* Canadian dollar at C$1.0890 or 91.83 U.S. cents
* Bond prices lower across the maturity curve
By Leah Schnurr
TORONTO, Aug 18 The Canadian dollar was little
changed against the greenback on Monday as stronger risk
appetite in financial markets broadly was offset by data that
showed foreign investors were net sellers of Canadian securities
The loonie was expected to trade in a range in the near term
with Canadian inflation and retail sales data due on Friday, and
with the annual gathering of central bankers and economists in
Jackson Hole getting underway later in the week.
The currency lost some steam after data showed foreign
investors sold a net C$1.07 billion ($0.98 billion) worth of
Canadian securities in June.
Still, the loonie found some support as markets were less
worried about tensions in Ukraine following an escalation on
Friday. Ukraine had said its artillery had hit a Russian armored
column, while Russia denied its forces had crossed into Ukraine.
"We've got a little bit of the potential for stability in
the geopolitical spectrum this morning," said Scott Smith,
senior market analyst at Cambridge Mercantile Group in Calgary.
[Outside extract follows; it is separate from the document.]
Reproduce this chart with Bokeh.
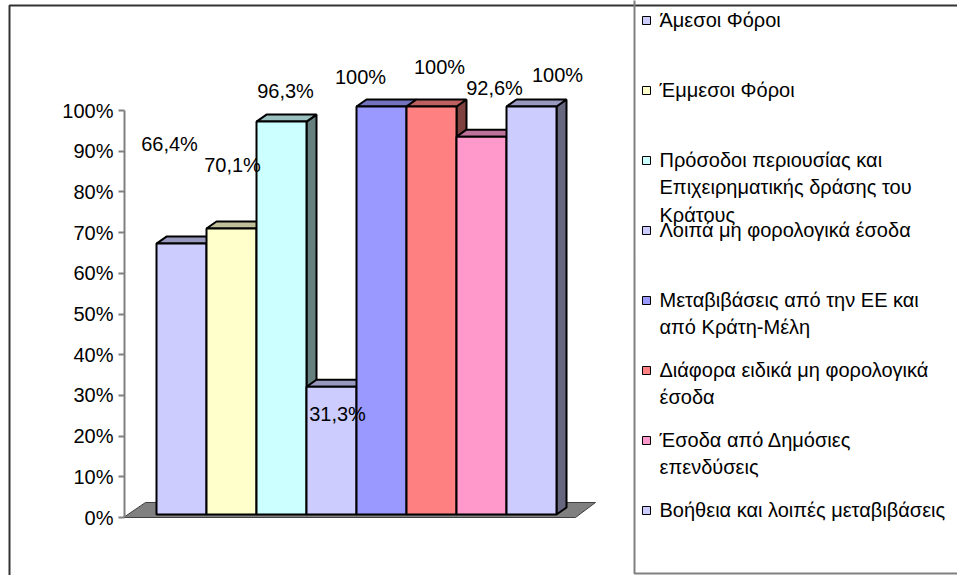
from bokeh.plotting import figure
from bokeh.models import (Range1d, LinearAxis, FixedTicker, PrintfTickFormatter,
                          ColumnDataSource)
from bokeh.core.properties import value
from bokeh.embed import file_html
from bokeh.resources import INLINE

# ---------------- data ----------------
categories = [
    "Άμεσοι Φόροι",
    "Έμμεσοι Φόροι",
    "Πρόσοδοι περιουσίας και\nΕπιχειρηματικής δράσης του\nΚράτους",
    "Λοιπά μη φορολογικά έσοδα",
    "Μεταβιβάσεις από την ΕΕ και\nαπό Κράτη-Μέλη",
    "Διάφορα ειδικά μη φορολογικά\nέσοδα",
    "Έσοδα από Δημόσιες\nεπενδύσεις",
    "Βοήθεια και λοιπές μεταβιβάσεις",
]
percentages = [66.4, 70.1, 96.3, 31.3, 100, 100, 92.6, 100]
value_labels = ["66,4%", "70,1%", "96,3%", "31,3%", "100%", "100%", "92,6%", "100%"]
y_ticks = [0, 10, 20, 30, 40, 50, 60, 70, 80, 90, 100]

# ---------------- style / layout ----------------
colors = ["#CCCCFF", "#FFFFCC", "#CCFFFF", "#CCCCFF",
          "#9999FF", "#FF8080", "#FF99CC", "#CCCCFF"]
label_dx = [-12, 1, 4, 6, -21, 8, 13, 26]        # px offsets of value labels
label_dy = [-100, -63, -31, 27, -29, -39, -49, -31]
FONT = "Liberation Sans"
FS = "20px"
W, H = 957, 575
DX, DY = 0.2, 1.72          # 3-D depth of the bars (x units, % units)
AXIS_X = -1.14              # x position of the value axis
FLOOR = dict(fl=-0.66, fr=0.38, bl=-0.22, br=0.78, depth=3.69)


def shade(c, f):
    return "#%02x%02x%02x" % tuple(int(int(c[i:i + 2], 16) * f) for i in (1, 3, 5))


n = len(percentages)
centers = list(range(n))
lefts = [c - 0.5 for c in centers]
rights = [c + 0.5 for c in centers]

front = ColumnDataSource(dict(left=lefts, right=rights, top=percentages,
                              bottom=[0] * n, color=colors))
tops = ColumnDataSource(dict(
    xs=[[l, l + DX, r + DX, r] for l, r in zip(lefts, rights)],
    ys=[[v, v + DY, v + DY, v] for v in percentages],
    color=[shade(c, 0.75) for c in colors]))
sides = ColumnDataSource(dict(
    xs=[[r, r, r + DX, r + DX] for r in rights],
    ys=[[0, v, v + DY, DY] for v in percentages],
    color=[shade(c, 0.5) for c in colors]))
labels = ColumnDataSource(dict(x=centers, y=percentages, text=value_labels,
                               dx=label_dx, dy=label_dy))

p = figure(width=W, height=H, output_backend="svg", toolbar_location=None,
           x_range=Range1d(-3.62, 15.52), y_range=Range1d(-14.25, 127.03),
           x_axis_type=None, y_axis_type=None, min_border=0,
           outline_line_color=None, background_fill_color="white",
           border_fill_color="white")
p.extra_y_ranges = {"bars": Range1d(-14.95, 125.98), "px": Range1d(H, 0)}
p.extra_x_ranges = {"px": Range1d(0, W)}

# floor
x0, x1 = lefts[0], rights[-1]
p.patch([x0 + FLOOR["fl"], x1 + FLOOR["fr"], x1 + FLOOR["br"], x0 + FLOOR["bl"]],
        [0, 0, FLOOR["depth"], FLOOR["depth"]],
        fill_color="#808080", line_color="#404040", line_width=1)

# bars (sides, tops, fronts)
p.patches("xs", "ys", source=sides, fill_color="color", line_color="black",
          line_width=2, y_range_name="bars")
p.patches("xs", "ys", source=tops, fill_color="color", line_color="black",
          line_width=2, y_range_name="bars")
p.quad(left="left", right="right", top="top", bottom="bottom", source=front,
       fill_color="color", line_color="black", line_width=2, y_range_name="bars")

# value labels
p.text("x", "y", text="text", source=labels, x_offset="dx", y_offset="dy",
       text_align="center", text_baseline="middle", text_font=value(FONT),
       text_font_size=FS, text_color="black", y_range_name="bars")

# value axis
yaxis = LinearAxis(fixed_location=AXIS_X, ticker=FixedTicker(ticks=y_ticks),
                   formatter=PrintfTickFormatter(format="%d%%"), bounds=(0, 100),
                   axis_line_color="#808080", axis_line_width=2,
                   major_tick_line_color="#808080", major_tick_line_width=2,
                   major_tick_out=6, major_tick_in=0, minor_tick_line_color=None,
                   major_label_text_font=FONT, major_label_text_font_size=FS,
                   major_label_text_color="black", major_label_standoff=5)
p.add_layout(yaxis, "left")

# outer frame and legend box
p.quad(left=9, right=W + 20, top=5, bottom=H + 20, x_range_name="px",
       y_range_name="px", fill_color=None, line_color="#333333", line_width=2)
p.quad(left=634, right=W + 20, top=-20, bottom=573, x_range_name="px",
       y_range_name="px", fill_color=None, line_color="#808080", line_width=2)

# legend
LEG_Y0, LEG_STEP = 20, 70
leg_y = [LEG_Y0 + LEG_STEP * i for i in range(n)]
leg = ColumnDataSource(dict(x=[646] * n, tx=[659] * n, y=leg_y,
                            ty=[y - 12 for y in leg_y], text=categories,
                            color=colors))
p.scatter("x", "y", source=leg, marker="square", size=8, fill_color="color",
          line_color="black", line_width=1, x_range_name="px", y_range_name="px")
p.text("tx", "ty", text="text", source=leg, text_align="left",
       text_baseline="top", text_font=value(FONT), text_font_size=FS,
       text_line_height=1.25, text_color="black",
       x_range_name="px", y_range_name="px")

open("out.html", "w").write(file_html(p, INLINE))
"Russia is so interconnected with the developed world
economy, if that situation can get ironed out, that would be a
positive for growth correlated assets."
The Canadian dollar was at C$1.0890 to the
greenback, or 91.83 U.S. cents, a hair weaker than Friday's
close of C$1.0889, or 91.84 U.S. cents.
The loonie was also helped by some positive follow-through
from Friday's restated Canadian jobs numbers that showed the
economy added far more jobs in July than had been initially
"It's still a mediocre labor market picture for the Canadian
economy, but a little more optimism there. It's not as though
it's in dire straits as was previously assumed," said Smith.
For the session, the Canadian dollar is likely to trade in a
range between C$1.921 and C$1.0860 to C$1.0850, he said.
Canadian government bond prices were lower across the
maturity curve, with the two-year off 3.3 Canadian
cents to yield 1.069 percent and the benchmark 10-year
down 24 Canadian cents to yield 2.046 percent.